L’autorità, che sia quella genitoriale o quella civile, deve assumersi la responsabilità di dire al giovane, «adesso tu non puoi più stare a casa!» E devo dire che proprio questi casi di ritiro e di arresto evolutivo reagiscono positivamente in un ambiente socio-terapeutico residenziale. A casa non ci sono strumenti di aiuto. È molto difficile all’inizio accompagnare il giovane in comunità ad avere la sua adesione, ma ci sono dei passi da compiere, degli incontri, e un contratto terapeutico da condividere. Quello che constatiamo (qui il nostro interlocutore si riferisce alla sua attività quotidiana alla comunità socio-terapeutica Arco a Riva San Vitale, ndr.) è che l’ambiente comunitario aiuta moltissimo questi giovani, perché il ritiro sociale s’interrompe e il cammino evolutivo riprende. Il gruppo dei coetanei è già presente e il giovane non deve sforzarsi di cercarlo fuori o a scuola; poi ci sono le attività (il tiro con l’arco, il laboratorio orticolo, l’arte-terapia, ...) e la vita quotidiana. Il ragazzo vi partecipa ed esce da questo suo isolamento. Chiaro che non è ancora risolto nulla, bisogna ancora svolgere il lavoro terapeutico, sia con il giovane sia con i genitori la cui collaborazione è essenziale.
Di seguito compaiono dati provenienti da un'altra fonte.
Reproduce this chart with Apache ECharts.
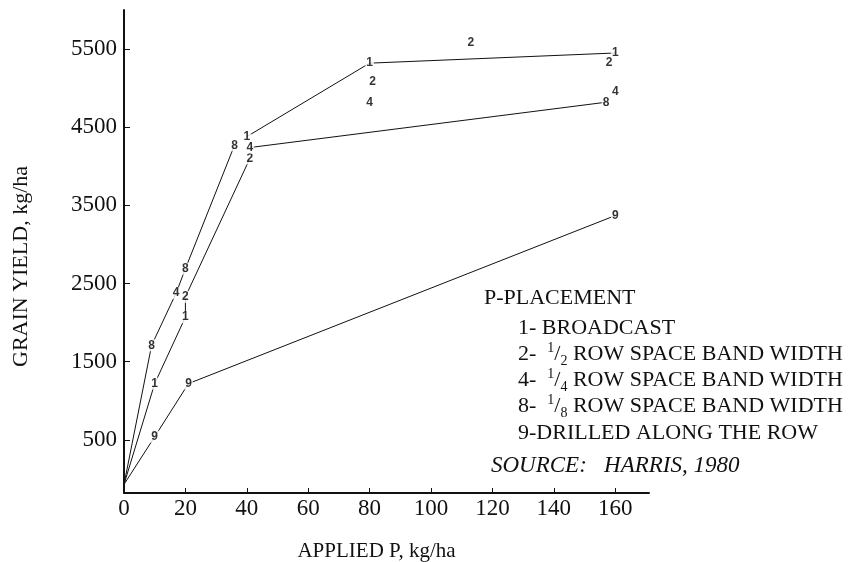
<!DOCTYPE html>
<html>
<head>
<meta charset="utf-8">
<script src="https://cdn.jsdelivr.net/npm/echarts@6/dist/echarts.min.js"></script>
<style>
html,body{margin:0;padding:0;background:#fff;}
#chart{width:851px;height:562px;}
</style>
</head>
<body>
<div id="chart"></div>
<script>
// ---- data ----
const xTicks = [0, 20, 40, 60, 80, 100, 120, 140, 160];
const yTicks = [500, 1500, 2500, 3500, 4500, 5500];
const origin = [0, -70];

const broadcastX = [10, 20, 40, 80, 160];
const broadcastY = [1220, 2070, 4380, 5320, 5450];
const halfX = [20, 41, 81, 113, 158];
const halfY = [2330, 4100, 5080, 5580, 5330];
const quarterX = [17, 41, 80, 160];
const quarterY = [2380, 4240, 4820, 4950];
const eighthX = [9, 20, 36, 157];
const eighthY = [1710, 2690, 4270, 4820];
const drilledX = [10, 21, 160];
const drilledY = [540, 1220, 3370];

const legendLines = [
  'P-PLACEMENT',
  '1- BROADCAST',
  '2-  {sup|1}{sl|/}{sub|2} ROW SPACE BAND WIDTH',
  '4-  {sup|1}{sl|/}{sub|4} ROW SPACE BAND WIDTH',
  '8-  {sup|1}{sl|/}{sub|8} ROW SPACE BAND WIDTH',
  '9-DRILLED ALONG THE ROW'
];
const sourceText = 'SOURCE:   HARRIS, 1980';

// ---- helpers ----
const pts = (xs, ys) => xs.map((x, i) => [x, ys[i]]);
const P1 = pts(broadcastX, broadcastY);
const P2 = pts(halfX, halfY);
const P4 = pts(quarterX, quarterY);
const P8 = pts(eighthX, eighthY);
const P9 = pts(drilledX, drilledY);

// polylines as drawn in the reference
const paths = [
  [origin, P8[0], P4[0], P8[1], P8[2]],
  [origin, P1[0], P1[1], P2[0], P2[1]],
  [P1[2], P1[3], P1[4]],
  [P4[1], P8[3]],
  [origin, P9[0], P9[1], P9[2]]
];

const serif = 'Liberation Serif';
const ink = '#111';

const lineSeries = paths.map(p => ({
  type: 'line', data: p, symbol: 'none', silent: true,
  lineStyle: {color: ink, width: 1}, z: 2
}));

function markSeries(points, digit) {
  return {
    type: 'scatter', data: points, symbolSize: 1, silent: true,
    itemStyle: {color: 'rgba(0,0,0,0)'},
    label: {show: true, position: 'inside', formatter: digit,
      fontFamily: 'Liberation Sans', fontSize: 12, fontWeight: 'bold', color: '#000',
      backgroundColor: '#fff', padding: [0, 1]},
    z: 5
  };
}

const FS = 22;
const rich = {
  sup: {fontFamily: serif, fontSize: 14, color: ink, verticalAlign: 'top', lineHeight: 27},
  sl: {fontFamily: serif, fontSize: FS, color: ink, lineHeight: 27},
  sub: {fontFamily: serif, fontSize: 14, color: ink, verticalAlign: 'bottom', lineHeight: 27}
};
const legendY = [298, 328, 354, 380, 406, 433];
const legendX = [484, 518, 518, 518, 518, 518];
const graphics = legendLines.map((t, i) => ({
  type: 'text', left: legendX[i], top: legendY[i] - 13,
  style: {text: t, fontFamily: serif, fontSize: FS, fill: ink, lineHeight: 27, rich: rich}
}));
graphics.push({
  type: 'text', left: 491, top: 454,
  style: {text: sourceText, fontFamily: serif, fontStyle: 'italic', fontSize: 23, fill: ink}
});

const chart = echarts.init(document.getElementById('chart'), null, {renderer: 'canvas'});
chart.setOption({
  backgroundColor: '#fff',
  animation: false,
  grid: {left: 124, right: 202, top: 10, bottom: 69, containLabel: false, outerBoundsMode: 'none'},
  xAxis: {
    type: 'value', min: 0, max: 171, interval: 20,
    name: 'APPLIED P, kg/ha', nameLocation: 'middle', nameGap: 48,
    nameTextStyle: {fontFamily: serif, fontSize: 21, color: ink, padding: [0, 0, 0, -20]},
    axisLine: {show: true, onZero: false, lineStyle: {color: ink, width: 2}},
    axisTick: {show: true, inside: true, length: 5, lineStyle: {color: ink, width: 1},
      customValues: xTicks},
    axisLabel: {fontFamily: serif, fontSize: 23, color: ink, margin: 4, customValues: xTicks},
    splitLine: {show: false}
  },
  yAxis: {
    type: 'value', min: -180, max: 6000,
    name: 'GRAIN YIELD, kg/ha', nameLocation: 'middle', nameGap: 92, nameRotate: 90,
    nameTextStyle: {fontFamily: serif, fontSize: 22, color: ink, padding: [0, 0, 0, -30]},
    axisLine: {show: true, onZero: false, lineStyle: {color: ink, width: 2}},
    axisTick: {show: true, inside: true, length: 6, lineStyle: {color: ink, width: 1},
      customValues: yTicks},
    axisLabel: {fontFamily: serif, fontSize: 23, color: ink, margin: 7, customValues: yTicks,
      formatter: v => String(v)},
    splitLine: {show: false}
  },
  graphic: graphics,
  series: lineSeries.concat([
    markSeries(P1, '1'), markSeries(P2, '2'), markSeries(P4, '4'),
    markSeries(P8, '8'), markSeries(P9, '9')
  ])
});
</script>
</body>
</html>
Prima della comunità socio-terapeutica si possono tentare altre vie?
Certo, una cosa che si può fare è mettere in atto la formula «più padre e meno madre»: ossia diminuire la protettività materna e aumentare la funzione, ed evidenzio funzione, paterna: portare fuori, spingere all’avventura, affrontare i rischi, esplorare il mondo, separarsi e crescere.